Если призрачность картинки в «Гарпастуме» действительно связана с гиперреализмом звукового решения — а мне кажется, что это именно так, то можно выдвинуть предположение об интуитивно понятой режиссером антивизуальности кинофакта, точнее, авизуальности, вневизуальности. Кинофакт просто существует, «имеет место быть», а изображение, так же как и звук, о его существовании лишь свидетельствуют с той или иной мерой субъективности.
Что касается клише, то они в известной мере сознательно найдены. Режиссер говорил в разных интервью (цитирую из интернета): «Тогда Петербург был китчевым, разноцветным, ужасные головные уборы… Если стараться приблизиться к оригиналу, с дурацкими вывесками и аляповатыми карнавальными костюмами, да еще в цвете, получится фальшь. Эпоху пришлось придумывать заново, это не имеет отношения к реализму, такая получилась полусказка… Хотелось сделать Петербург похожим на Манчестер». — Да, все это удалось. Полусказка получилась. Но мне как раз не хватило этих дурацких головных уборов, китчевых вывесок. Потому что в них правда. Индивидуальная, уникальная правда этого места в это время. А на экране — всеобщее и ничье конкретно. Зато всем нравится. Клише ведь тоже бывают плохие и хорошие, это — хорошее, о чем говорят: «мы именно так все это себе и представляли», но по большому счету это и есть слой массовой культуры, переплетенный в фильме под одну обложку с настоящим искусством. Зато дает кассу, переводя кино из авторского в коммерческое.

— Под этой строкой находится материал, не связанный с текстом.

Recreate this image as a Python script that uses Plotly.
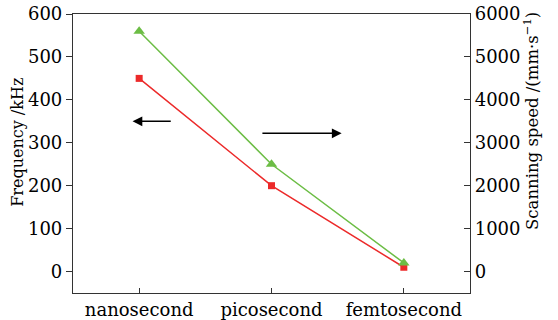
import plotly.graph_objects as go

categories = ["nanosecond", "picosecond", "femtosecond"]
frequency_khz = [450, 200, 10]
scanning_speed = [5600, 2500, 200]
left_ticks = [0, 100, 200, 300, 400, 500, 600]
right_ticks = [0, 1000, 2000, 3000, 4000, 5000, 6000]

xpos = list(range(len(categories)))
FONT = "DejaVu Serif"

fig = go.Figure()
fig.add_trace(go.Scatter(
    x=xpos, y=frequency_khz, mode="lines+markers",
    line=dict(color="#ec2a2a", width=1.5),
    marker=dict(symbol="square", size=7, color="#ec2a2a"),
    showlegend=False))
fig.add_trace(go.Scatter(
    x=xpos, y=scanning_speed, mode="lines+markers", yaxis="y2",
    line=dict(color="#6cbd45", width=1.5),
    marker=dict(symbol="triangle-up", size=10, color="#6cbd45"),
    showlegend=False))

# direction arrows
fig.add_annotation(x=-0.05, y=350, ax=0.25, ay=350, xref="x", yref="y",
                   axref="x", ayref="y", showarrow=True, arrowhead=2,
                   arrowsize=1.3, arrowwidth=1.5, arrowcolor="black", text="",
                   font=dict(size=10))
fig.add_annotation(x=1.53, y=322, ax=0.92, ay=322, xref="x", yref="y",
                   axref="x", ayref="y", showarrow=True, arrowhead=2,
                   arrowsize=1.3, arrowwidth=1.5, arrowcolor="black", text="",
                   font=dict(size=10))

# axis titles
fig.add_annotation(text="Frequency /kHz", xref="paper", yref="paper",
                   x=-0.14, y=0.54, textangle=-90, showarrow=False,
                   xanchor="center", yanchor="middle", font=dict(size=16))
fig.add_annotation(text="Scanning speed /(mm·s<sup>−1</sup>)", xref="paper",
                   yref="paper", x=1.155, y=0.615, textangle=-90,
                   showarrow=False, xanchor="center", yanchor="middle",
                   font=dict(size=16.5))

axis_line = dict(showline=True, linecolor="#333333", linewidth=1.2,
                 showgrid=False, zeroline=False, automargin=False,
                 ticklabeloverflow="allow")

fig.update_layout(
    width=558, height=320,
    margin=dict(l=73, r=88, t=14, b=27),
    paper_bgcolor="white", plot_bgcolor="white",
    font=dict(family=FONT, size=17, color="black"),
    xaxis=dict(**axis_line, range=[-0.5, 2.5], tickvals=xpos,
               ticktext=categories, ticks="inside", ticklen=5,
               tickcolor="#333333", mirror=True,
               tickfont=dict(size=18)),
    yaxis=dict(**axis_line, range=[-50, 600], tickvals=left_ticks,
               ticks="outside", ticklen=6, tickcolor="#333333",
               tickfont=dict(size=18)),
    yaxis2=dict(**axis_line, range=[-500, 6000], tickvals=right_ticks,
                overlaying="y", side="right", ticks="inside", ticklen=6,
                tickcolor="#333333", tickfont=dict(size=18)),
)

fig.write_html("out.html", config={"displayModeBar": False},
               post_script="document.body.style.margin='0';")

Кино, в принципе, предсказал Шопенгауэр: «мир как воля и представление». Тут уже заложена вся бинарность кинообраза. Но когда представление обезличено, а воля не выражена, этот мир бледнеет и остается в памяти
лишь некоторыми кусками. Например, уже упомянутое появление Блока, когда он смотрит на нас из глубины времени, ошарашенный тем, что мы видим его, а он — нас. Или мужик с топором бежит обрубить канат, чтобы отпустить по течению баржу с горящей цистерной — эта цистерна, ясное дело, метафора прошлого, а топор — набегающий XX век. В таких кусках есть и представление, и воля. Но последнее представляет собой реликт старой метафорической культуры, а Блок — нет, это уже новая культура прямого видения сверхреальности, независимой от протекания времени и данной нам не в метафоре, а непосредственно. Как говорил Тарковский, «в форме факта». И здесь уже, конечно, фильм не ученический, хотя и о мастерстве речи нет, тут разговор о чем-то повыше мастерства: о понимании.